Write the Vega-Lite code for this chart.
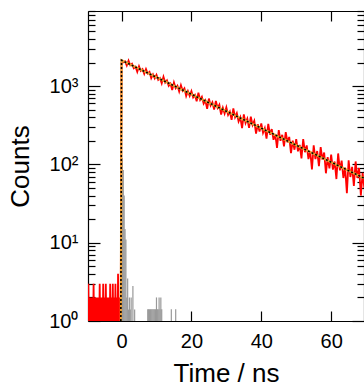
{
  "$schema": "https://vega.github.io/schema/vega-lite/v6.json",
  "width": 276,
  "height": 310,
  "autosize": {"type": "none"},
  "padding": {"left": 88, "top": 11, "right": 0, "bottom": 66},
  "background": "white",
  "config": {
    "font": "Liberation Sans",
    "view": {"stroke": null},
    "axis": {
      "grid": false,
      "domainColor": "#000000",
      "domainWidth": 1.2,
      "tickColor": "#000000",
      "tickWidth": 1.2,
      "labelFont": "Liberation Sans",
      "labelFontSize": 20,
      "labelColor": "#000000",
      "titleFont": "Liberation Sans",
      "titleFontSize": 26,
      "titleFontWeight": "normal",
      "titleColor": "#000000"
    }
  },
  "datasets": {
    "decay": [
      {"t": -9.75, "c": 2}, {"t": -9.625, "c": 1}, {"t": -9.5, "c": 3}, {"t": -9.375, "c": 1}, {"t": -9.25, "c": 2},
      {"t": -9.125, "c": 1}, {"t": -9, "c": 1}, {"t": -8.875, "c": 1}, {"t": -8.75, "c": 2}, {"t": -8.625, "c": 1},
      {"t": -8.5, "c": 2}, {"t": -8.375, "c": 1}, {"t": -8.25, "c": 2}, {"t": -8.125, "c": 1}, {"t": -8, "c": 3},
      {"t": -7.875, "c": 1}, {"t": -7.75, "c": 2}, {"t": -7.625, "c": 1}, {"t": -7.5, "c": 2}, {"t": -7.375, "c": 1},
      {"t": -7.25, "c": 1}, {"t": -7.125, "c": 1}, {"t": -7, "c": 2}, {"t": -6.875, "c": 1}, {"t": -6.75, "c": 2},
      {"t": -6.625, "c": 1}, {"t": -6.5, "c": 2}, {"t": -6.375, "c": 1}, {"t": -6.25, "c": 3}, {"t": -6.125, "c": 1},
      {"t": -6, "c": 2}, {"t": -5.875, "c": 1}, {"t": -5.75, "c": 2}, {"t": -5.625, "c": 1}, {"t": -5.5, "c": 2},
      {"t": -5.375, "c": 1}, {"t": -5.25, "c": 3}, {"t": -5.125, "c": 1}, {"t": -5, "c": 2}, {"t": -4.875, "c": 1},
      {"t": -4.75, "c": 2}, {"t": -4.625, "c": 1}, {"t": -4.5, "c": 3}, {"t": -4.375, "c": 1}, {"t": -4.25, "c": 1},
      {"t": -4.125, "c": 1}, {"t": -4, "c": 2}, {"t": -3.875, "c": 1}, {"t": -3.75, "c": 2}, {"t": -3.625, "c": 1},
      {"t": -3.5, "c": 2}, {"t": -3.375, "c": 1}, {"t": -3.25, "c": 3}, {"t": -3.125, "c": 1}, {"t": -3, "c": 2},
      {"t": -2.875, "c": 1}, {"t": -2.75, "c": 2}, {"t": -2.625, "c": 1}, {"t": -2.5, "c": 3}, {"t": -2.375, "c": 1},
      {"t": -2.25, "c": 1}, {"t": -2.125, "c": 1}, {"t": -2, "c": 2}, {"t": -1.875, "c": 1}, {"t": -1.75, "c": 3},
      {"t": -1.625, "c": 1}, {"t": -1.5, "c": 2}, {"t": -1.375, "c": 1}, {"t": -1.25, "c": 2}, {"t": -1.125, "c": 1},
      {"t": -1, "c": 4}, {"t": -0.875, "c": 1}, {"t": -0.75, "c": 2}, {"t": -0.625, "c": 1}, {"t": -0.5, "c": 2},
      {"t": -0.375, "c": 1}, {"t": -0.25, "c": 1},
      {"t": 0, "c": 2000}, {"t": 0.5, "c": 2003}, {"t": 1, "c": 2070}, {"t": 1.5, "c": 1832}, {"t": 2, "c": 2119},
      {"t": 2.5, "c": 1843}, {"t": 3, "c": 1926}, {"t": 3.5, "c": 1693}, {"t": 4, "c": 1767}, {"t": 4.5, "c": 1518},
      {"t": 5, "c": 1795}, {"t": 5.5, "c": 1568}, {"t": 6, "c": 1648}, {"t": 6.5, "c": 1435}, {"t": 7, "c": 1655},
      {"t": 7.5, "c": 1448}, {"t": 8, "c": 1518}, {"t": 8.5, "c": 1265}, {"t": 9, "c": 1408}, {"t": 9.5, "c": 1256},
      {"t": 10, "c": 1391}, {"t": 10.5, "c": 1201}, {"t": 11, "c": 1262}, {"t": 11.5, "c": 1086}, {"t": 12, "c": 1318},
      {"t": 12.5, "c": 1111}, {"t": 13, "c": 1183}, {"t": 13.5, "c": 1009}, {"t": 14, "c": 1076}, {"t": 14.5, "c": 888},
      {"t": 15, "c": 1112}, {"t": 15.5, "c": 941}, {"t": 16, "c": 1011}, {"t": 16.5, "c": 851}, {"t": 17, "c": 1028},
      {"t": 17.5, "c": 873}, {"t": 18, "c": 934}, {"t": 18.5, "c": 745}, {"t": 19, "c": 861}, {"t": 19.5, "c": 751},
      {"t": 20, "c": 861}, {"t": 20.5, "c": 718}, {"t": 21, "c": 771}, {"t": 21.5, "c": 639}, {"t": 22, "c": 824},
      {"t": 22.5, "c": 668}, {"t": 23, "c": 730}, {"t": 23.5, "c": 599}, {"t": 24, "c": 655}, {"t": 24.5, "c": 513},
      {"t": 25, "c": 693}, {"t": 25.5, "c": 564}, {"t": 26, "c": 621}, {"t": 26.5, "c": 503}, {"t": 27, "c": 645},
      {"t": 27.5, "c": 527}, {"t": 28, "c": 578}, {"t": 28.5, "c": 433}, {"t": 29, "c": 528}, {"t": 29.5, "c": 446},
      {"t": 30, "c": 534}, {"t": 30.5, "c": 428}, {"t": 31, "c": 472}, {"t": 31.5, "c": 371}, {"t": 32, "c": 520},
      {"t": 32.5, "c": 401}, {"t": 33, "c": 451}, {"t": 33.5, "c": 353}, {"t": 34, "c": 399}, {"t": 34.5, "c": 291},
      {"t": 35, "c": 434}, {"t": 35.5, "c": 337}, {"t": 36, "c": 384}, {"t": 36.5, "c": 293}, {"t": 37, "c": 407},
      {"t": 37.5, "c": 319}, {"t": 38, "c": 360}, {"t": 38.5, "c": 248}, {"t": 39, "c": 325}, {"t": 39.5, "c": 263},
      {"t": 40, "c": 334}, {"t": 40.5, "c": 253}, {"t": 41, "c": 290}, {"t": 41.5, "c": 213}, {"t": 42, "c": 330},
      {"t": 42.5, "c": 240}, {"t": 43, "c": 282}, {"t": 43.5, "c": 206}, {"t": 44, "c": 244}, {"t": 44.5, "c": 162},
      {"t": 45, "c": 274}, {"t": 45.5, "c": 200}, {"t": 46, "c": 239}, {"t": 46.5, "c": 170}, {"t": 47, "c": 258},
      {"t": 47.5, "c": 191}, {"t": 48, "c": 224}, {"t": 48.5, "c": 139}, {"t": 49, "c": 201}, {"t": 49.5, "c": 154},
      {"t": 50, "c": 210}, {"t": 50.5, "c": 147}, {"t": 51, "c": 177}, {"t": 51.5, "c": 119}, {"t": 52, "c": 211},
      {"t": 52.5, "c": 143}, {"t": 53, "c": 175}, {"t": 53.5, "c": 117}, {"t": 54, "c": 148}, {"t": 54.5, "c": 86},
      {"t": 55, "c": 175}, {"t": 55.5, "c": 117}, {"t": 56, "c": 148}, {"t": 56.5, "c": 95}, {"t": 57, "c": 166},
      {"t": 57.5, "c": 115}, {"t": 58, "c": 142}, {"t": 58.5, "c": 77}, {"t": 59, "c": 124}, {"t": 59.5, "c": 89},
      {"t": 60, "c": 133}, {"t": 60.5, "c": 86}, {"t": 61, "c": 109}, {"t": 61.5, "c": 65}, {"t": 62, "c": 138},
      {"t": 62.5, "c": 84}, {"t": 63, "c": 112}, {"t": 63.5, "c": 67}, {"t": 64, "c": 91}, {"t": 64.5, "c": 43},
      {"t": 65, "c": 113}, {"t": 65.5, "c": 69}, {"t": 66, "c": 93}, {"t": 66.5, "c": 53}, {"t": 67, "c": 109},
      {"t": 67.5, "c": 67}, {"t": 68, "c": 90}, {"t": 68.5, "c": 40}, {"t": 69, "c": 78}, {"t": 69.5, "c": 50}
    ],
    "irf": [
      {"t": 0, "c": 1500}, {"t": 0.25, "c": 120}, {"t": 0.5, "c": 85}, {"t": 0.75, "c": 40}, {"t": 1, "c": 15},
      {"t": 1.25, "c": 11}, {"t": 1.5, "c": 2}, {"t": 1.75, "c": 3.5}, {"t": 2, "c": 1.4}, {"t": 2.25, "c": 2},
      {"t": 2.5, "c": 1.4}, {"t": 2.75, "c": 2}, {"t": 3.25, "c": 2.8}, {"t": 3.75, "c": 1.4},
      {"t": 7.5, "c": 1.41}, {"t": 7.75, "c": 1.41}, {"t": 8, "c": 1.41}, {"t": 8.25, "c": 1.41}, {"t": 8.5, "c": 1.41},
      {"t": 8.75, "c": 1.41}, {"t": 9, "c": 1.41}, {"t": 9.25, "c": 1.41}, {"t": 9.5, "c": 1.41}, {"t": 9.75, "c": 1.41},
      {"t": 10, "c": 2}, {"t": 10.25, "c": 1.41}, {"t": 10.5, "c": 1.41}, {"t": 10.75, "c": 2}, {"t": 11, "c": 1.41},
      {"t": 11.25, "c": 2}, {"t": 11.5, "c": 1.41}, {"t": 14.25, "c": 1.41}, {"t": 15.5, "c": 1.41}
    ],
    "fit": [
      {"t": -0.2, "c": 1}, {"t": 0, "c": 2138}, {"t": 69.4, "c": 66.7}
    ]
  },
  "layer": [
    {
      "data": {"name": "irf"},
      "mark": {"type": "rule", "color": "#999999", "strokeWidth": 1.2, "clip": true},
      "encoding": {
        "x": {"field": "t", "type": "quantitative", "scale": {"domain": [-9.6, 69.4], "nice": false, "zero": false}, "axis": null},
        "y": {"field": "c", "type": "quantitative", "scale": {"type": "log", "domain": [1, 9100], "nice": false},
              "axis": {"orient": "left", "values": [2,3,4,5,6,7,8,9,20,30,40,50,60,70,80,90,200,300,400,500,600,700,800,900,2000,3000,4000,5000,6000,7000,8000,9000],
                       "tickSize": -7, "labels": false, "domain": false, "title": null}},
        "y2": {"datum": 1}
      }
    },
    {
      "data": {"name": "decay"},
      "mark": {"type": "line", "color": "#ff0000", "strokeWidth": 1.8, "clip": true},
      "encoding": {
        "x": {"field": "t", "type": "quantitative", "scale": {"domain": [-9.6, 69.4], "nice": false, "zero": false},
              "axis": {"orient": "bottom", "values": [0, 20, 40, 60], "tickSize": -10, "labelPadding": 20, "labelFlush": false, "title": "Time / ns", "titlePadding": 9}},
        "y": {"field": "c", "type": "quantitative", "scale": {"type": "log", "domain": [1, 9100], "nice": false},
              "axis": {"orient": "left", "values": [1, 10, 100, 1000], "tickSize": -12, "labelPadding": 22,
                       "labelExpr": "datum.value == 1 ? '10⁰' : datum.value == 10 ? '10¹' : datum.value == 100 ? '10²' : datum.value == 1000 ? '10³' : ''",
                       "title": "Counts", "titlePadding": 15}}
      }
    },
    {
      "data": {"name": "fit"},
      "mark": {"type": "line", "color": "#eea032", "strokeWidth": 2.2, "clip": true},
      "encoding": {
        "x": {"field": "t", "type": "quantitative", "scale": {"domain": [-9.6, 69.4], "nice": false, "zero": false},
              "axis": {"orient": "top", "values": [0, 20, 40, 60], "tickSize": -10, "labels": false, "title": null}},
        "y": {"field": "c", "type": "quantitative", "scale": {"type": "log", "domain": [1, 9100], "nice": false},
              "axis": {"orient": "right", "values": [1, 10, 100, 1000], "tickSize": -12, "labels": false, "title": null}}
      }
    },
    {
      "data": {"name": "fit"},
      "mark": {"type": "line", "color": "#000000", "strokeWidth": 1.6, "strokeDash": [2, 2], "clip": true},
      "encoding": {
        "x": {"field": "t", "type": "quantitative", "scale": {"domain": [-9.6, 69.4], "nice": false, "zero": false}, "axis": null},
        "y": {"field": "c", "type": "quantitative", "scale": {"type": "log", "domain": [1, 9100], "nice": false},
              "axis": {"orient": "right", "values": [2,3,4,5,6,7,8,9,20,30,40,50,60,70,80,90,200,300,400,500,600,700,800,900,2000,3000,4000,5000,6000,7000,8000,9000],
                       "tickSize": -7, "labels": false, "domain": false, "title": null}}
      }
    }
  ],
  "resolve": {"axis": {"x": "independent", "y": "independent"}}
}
==================================================
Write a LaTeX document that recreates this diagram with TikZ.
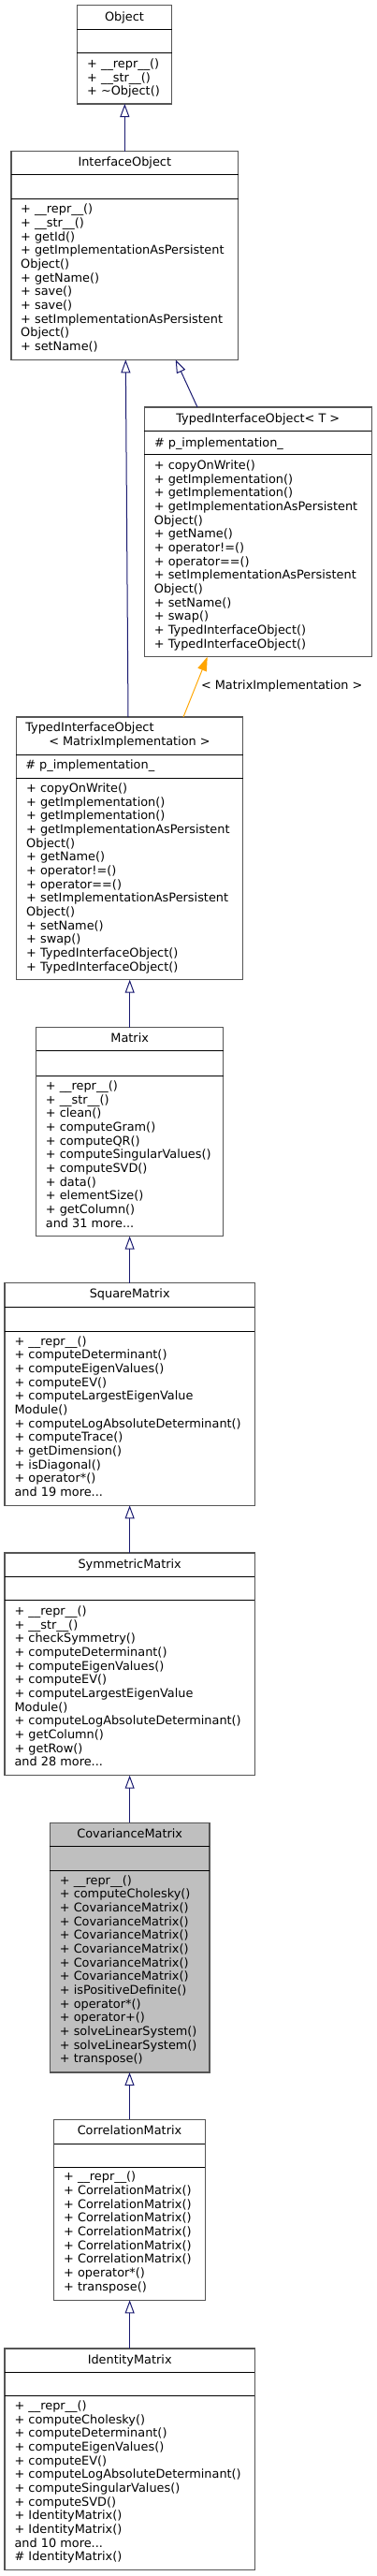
==================================================
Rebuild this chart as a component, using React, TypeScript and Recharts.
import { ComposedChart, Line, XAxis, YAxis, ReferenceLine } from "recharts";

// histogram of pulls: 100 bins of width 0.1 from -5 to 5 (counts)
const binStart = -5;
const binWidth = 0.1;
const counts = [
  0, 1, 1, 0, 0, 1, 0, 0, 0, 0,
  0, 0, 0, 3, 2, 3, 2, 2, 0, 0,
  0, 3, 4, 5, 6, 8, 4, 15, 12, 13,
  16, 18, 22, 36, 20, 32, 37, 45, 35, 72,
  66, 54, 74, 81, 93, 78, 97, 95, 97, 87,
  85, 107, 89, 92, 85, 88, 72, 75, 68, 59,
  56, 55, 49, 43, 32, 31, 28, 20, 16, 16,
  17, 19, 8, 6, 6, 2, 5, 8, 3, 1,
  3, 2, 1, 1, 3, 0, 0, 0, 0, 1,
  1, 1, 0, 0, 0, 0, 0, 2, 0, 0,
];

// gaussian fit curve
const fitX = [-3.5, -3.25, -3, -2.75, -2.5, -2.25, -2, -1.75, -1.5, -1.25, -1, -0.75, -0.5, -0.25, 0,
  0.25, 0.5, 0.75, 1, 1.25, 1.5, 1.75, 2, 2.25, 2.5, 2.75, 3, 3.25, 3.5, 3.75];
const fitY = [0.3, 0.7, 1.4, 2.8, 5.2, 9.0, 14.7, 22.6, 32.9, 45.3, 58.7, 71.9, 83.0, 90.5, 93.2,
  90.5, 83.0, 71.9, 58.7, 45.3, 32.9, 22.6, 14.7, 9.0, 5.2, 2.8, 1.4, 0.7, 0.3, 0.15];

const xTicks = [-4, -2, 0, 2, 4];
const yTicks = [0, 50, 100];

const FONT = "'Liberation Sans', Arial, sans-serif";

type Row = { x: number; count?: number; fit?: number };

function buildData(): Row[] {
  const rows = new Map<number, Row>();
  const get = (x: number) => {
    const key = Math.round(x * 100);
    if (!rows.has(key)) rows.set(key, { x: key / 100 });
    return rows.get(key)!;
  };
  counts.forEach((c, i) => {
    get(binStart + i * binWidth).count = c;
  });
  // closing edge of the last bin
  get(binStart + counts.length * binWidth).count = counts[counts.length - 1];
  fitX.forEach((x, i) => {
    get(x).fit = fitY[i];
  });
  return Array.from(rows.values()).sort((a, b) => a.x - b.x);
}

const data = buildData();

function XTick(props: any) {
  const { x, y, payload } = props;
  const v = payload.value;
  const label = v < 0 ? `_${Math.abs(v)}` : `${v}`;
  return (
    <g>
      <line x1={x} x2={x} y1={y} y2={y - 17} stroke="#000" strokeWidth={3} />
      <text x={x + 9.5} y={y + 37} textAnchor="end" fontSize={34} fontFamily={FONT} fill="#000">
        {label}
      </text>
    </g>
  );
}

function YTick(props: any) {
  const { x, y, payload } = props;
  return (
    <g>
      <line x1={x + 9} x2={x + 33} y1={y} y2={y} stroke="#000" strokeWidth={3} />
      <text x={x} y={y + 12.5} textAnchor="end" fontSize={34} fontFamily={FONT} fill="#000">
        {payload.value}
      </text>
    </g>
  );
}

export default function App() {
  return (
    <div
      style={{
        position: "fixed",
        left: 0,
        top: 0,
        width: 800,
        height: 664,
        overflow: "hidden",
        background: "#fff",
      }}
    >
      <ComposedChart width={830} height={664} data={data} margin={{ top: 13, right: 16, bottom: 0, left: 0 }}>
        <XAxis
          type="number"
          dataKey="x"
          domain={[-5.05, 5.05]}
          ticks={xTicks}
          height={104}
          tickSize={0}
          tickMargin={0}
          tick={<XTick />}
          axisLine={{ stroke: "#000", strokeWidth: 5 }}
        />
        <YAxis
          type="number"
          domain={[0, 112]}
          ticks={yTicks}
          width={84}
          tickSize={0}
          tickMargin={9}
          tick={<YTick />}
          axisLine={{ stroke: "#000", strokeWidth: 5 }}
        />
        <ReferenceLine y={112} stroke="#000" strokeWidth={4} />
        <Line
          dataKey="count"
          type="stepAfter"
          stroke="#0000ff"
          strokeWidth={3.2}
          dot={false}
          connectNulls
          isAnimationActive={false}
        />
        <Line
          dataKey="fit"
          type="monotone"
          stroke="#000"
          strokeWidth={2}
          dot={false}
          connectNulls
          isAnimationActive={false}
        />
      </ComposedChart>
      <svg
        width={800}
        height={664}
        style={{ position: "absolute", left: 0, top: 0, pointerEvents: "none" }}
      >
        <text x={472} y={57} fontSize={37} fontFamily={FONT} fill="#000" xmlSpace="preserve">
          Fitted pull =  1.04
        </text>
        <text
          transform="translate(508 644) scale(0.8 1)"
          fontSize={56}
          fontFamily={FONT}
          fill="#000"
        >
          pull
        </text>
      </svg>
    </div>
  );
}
==================================================
■ GIVEN EXERCISE
Begin at the line containing "Rebuild this chart", end at the line containing "number; count?: number;", and reproduce every line in that range exactly, both ends included.

■ EXERCISE OUTPUT
Rebuild this chart as a component, using React, TypeScript and Recharts.
import { ComposedChart, Line, XAxis, YAxis, ReferenceLine } from "recharts";

// histogram of pulls: 100 bins of width 0.1 from -5 to 5 (counts)
const binStart = -5;
const binWidth = 0.1;
const counts = [
  0, 1, 1, 0, 0, 1, 0, 0, 0, 0,
  0, 0, 0, 3, 2, 3, 2, 2, 0, 0,
  0, 3, 4, 5, 6, 8, 4, 15, 12, 13,
  16, 18, 22, 36, 20, 32, 37, 45, 35, 72,
  66, 54, 74, 81, 93, 78, 97, 95, 97, 87,
  85, 107, 89, 92, 85, 88, 72, 75, 68, 59,
  56, 55, 49, 43, 32, 31, 28, 20, 16, 16,
  17, 19, 8, 6, 6, 2, 5, 8, 3, 1,
  3, 2, 1, 1, 3, 0, 0, 0, 0, 1,
  1, 1, 0, 0, 0, 0, 0, 2, 0, 0,
];

// gaussian fit curve
const fitX = [-3.5, -3.25, -3, -2.75, -2.5, -2.25, -2, -1.75, -1.5, -1.25, -1, -0.75, -0.5, -0.25, 0,
  0.25, 0.5, 0.75, 1, 1.25, 1.5, 1.75, 2, 2.25, 2.5, 2.75, 3, 3.25, 3.5, 3.75];
const fitY = [0.3, 0.7, 1.4, 2.8, 5.2, 9.0, 14.7, 22.6, 32.9, 45.3, 58.7, 71.9, 83.0, 90.5, 93.2,
  90.5, 83.0, 71.9, 58.7, 45.3, 32.9, 22.6, 14.7, 9.0, 5.2, 2.8, 1.4, 0.7, 0.3, 0.15];

const xTicks = [-4, -2, 0, 2, 4];
const yTicks = [0, 50, 100];

const FONT = "'Liberation Sans', Arial, sans-serif";

type Row = { x: number; count?: number; fit?: number };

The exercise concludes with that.